OBJECTIVE » Take the line containing "Generate a web", the line containing "const redDash = [9, 5];", and all lines between them, and transcribe them exactly. Leave out pictures.

DATA ENTRIES »
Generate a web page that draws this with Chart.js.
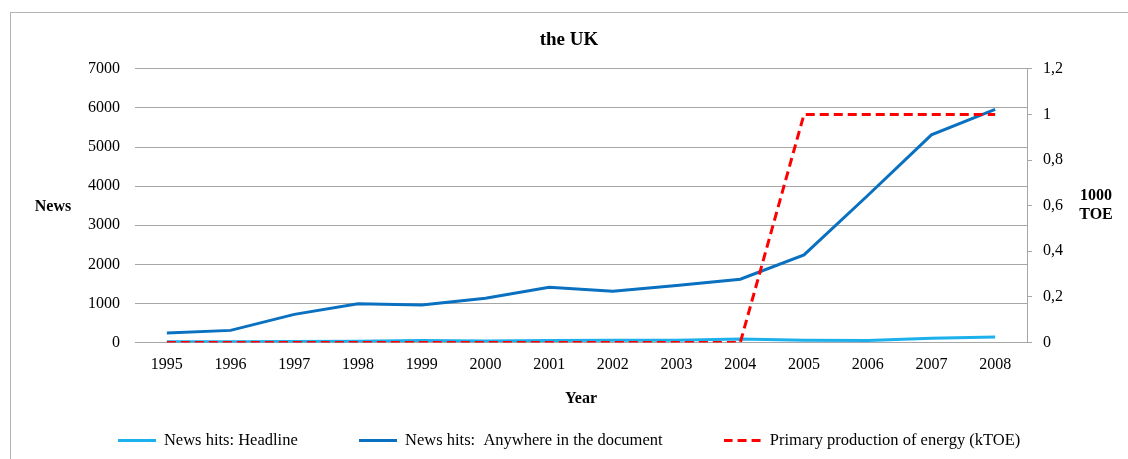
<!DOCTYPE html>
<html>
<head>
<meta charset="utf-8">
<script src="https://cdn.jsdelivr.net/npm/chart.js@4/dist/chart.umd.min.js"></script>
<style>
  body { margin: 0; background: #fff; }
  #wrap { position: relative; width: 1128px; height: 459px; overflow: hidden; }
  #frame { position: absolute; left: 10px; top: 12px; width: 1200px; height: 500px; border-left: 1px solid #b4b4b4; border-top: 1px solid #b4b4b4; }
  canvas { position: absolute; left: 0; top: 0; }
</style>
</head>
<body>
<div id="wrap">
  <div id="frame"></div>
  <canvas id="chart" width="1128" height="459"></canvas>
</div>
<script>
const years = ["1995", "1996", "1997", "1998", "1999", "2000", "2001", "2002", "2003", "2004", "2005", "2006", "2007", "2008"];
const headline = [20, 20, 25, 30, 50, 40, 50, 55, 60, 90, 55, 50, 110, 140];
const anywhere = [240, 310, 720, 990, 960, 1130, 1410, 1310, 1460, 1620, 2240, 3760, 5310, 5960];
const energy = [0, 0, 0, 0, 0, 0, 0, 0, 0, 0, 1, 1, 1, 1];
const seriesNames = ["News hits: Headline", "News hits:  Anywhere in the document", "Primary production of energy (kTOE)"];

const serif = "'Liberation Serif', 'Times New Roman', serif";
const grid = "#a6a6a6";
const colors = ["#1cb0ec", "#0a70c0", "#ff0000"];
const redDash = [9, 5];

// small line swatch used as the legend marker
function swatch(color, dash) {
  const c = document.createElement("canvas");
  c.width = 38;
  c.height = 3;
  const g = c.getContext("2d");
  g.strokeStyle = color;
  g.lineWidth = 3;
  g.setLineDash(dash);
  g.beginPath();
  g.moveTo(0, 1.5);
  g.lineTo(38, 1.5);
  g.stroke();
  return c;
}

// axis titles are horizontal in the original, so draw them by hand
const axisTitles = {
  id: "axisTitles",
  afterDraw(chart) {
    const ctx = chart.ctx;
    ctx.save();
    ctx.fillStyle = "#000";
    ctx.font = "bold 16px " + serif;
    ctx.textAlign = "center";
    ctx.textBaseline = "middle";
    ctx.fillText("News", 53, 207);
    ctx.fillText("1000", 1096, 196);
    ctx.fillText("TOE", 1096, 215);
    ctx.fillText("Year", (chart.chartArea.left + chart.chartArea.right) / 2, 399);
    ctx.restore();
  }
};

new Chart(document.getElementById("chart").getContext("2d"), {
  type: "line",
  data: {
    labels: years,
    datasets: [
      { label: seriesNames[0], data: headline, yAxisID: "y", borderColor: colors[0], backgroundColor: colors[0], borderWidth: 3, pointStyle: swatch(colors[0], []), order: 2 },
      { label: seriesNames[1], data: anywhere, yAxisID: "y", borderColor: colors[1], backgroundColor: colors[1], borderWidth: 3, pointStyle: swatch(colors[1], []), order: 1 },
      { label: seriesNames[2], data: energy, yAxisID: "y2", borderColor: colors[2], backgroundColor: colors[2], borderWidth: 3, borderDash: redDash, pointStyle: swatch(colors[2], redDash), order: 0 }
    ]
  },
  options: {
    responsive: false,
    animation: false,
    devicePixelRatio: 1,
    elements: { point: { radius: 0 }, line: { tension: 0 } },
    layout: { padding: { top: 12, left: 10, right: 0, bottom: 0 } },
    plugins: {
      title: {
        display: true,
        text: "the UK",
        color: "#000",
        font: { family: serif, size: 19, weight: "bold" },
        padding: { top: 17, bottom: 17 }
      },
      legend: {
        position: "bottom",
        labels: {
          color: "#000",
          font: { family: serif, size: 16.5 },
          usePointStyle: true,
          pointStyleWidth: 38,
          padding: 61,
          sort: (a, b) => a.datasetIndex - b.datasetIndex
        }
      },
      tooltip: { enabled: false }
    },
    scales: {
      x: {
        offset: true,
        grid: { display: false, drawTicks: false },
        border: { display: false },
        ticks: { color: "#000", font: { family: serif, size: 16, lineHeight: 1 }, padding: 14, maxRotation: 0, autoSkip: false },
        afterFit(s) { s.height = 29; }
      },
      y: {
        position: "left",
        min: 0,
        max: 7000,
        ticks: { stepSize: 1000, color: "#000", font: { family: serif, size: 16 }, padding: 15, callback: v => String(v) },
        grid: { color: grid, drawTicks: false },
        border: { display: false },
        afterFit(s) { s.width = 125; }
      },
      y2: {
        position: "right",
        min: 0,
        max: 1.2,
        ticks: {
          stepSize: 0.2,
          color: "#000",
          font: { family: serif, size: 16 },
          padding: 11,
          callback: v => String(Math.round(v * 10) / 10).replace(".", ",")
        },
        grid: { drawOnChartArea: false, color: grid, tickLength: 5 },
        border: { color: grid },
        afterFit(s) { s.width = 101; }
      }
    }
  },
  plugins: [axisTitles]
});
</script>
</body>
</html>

--

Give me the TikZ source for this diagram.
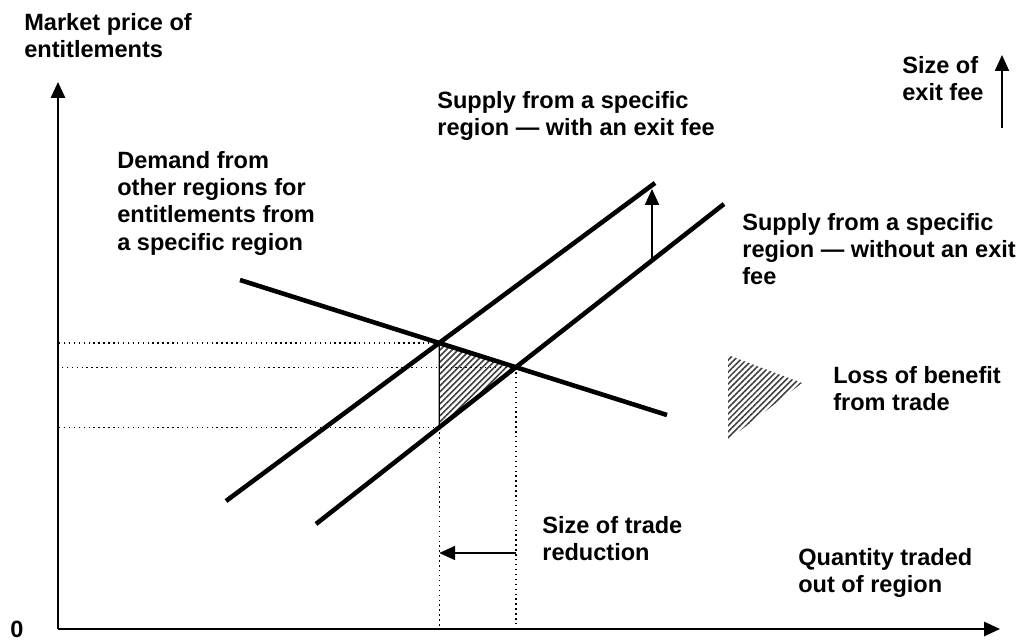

==

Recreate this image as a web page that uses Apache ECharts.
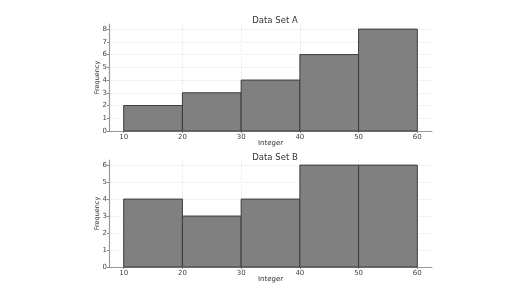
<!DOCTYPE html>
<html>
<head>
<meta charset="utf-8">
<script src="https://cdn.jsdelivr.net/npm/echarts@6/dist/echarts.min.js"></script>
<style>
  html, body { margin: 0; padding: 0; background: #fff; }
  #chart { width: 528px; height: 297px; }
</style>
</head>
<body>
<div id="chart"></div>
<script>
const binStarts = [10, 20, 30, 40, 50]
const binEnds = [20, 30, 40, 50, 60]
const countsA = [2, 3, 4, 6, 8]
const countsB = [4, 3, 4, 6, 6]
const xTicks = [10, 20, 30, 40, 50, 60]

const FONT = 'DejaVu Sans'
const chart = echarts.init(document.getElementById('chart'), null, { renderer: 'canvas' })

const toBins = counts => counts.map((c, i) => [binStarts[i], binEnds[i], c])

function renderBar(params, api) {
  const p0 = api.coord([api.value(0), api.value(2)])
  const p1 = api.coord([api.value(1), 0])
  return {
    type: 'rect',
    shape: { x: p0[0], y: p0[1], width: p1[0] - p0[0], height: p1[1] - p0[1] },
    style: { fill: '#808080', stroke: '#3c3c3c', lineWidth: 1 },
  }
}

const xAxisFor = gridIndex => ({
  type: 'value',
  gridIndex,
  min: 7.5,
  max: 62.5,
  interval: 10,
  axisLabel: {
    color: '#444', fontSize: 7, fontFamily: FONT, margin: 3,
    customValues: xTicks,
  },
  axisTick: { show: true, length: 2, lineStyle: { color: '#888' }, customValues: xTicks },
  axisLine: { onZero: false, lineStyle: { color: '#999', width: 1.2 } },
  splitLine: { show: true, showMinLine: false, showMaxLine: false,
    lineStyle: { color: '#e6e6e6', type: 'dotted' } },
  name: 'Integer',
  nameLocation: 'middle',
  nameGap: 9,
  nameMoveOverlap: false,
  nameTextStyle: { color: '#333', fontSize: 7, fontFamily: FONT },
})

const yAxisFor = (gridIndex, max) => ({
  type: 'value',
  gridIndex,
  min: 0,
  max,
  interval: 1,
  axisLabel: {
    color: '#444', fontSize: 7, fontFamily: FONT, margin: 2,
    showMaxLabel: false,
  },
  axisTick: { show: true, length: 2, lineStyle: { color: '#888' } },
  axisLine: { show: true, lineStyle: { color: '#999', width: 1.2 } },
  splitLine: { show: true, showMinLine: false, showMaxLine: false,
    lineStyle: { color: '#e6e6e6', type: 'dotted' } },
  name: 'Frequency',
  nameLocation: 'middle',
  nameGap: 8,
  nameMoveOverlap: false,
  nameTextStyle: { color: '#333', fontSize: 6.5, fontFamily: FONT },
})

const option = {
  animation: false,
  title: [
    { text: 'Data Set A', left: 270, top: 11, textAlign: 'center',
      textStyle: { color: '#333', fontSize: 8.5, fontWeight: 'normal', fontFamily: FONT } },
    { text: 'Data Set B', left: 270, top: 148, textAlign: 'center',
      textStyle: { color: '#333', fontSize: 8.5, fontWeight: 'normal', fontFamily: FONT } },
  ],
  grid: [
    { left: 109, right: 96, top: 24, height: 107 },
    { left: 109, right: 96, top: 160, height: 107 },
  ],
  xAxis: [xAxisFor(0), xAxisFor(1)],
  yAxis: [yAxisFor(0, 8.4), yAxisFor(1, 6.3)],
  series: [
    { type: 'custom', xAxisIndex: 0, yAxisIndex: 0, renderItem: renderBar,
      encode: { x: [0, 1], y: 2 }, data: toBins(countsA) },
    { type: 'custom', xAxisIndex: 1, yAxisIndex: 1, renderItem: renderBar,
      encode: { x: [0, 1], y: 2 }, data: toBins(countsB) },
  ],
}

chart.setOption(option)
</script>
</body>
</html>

RESULT OF THE TASK »
Generate a web page that draws this with Chart.js.
<!DOCTYPE html>
<html>
<head>
<meta charset="utf-8">
<script src="https://cdn.jsdelivr.net/npm/chart.js@4/dist/chart.umd.min.js"></script>
<style>
  body { margin: 0; background: #fff; }
  #wrap { position: relative; width: 1128px; height: 459px; overflow: hidden; }
  #frame { position: absolute; left: 10px; top: 12px; width: 1200px; height: 500px; border-left: 1px solid #b4b4b4; border-top: 1px solid #b4b4b4; }
  canvas { position: absolute; left: 0; top: 0; }
</style>
</head>
<body>
<div id="wrap">
  <div id="frame"></div>
  <canvas id="chart" width="1128" height="459"></canvas>
</div>
<script>
const years = ["1995", "1996", "1997", "1998", "1999", "2000", "2001", "2002", "2003", "2004", "2005", "2006", "2007", "2008"];
const headline = [20, 20, 25, 30, 50, 40, 50, 55, 60, 90, 55, 50, 110, 140];
const anywhere = [240, 310, 720, 990, 960, 1130, 1410, 1310, 1460, 1620, 2240, 3760, 5310, 5960];
const energy = [0, 0, 0, 0, 0, 0, 0, 0, 0, 0, 1, 1, 1, 1];
const seriesNames = ["News hits: Headline", "News hits:  Anywhere in the document", "Primary production of energy (kTOE)"];

const serif = "'Liberation Serif', 'Times New Roman', serif";
const grid = "#a6a6a6";
const colors = ["#1cb0ec", "#0a70c0", "#ff0000"];
const redDash = [9, 5];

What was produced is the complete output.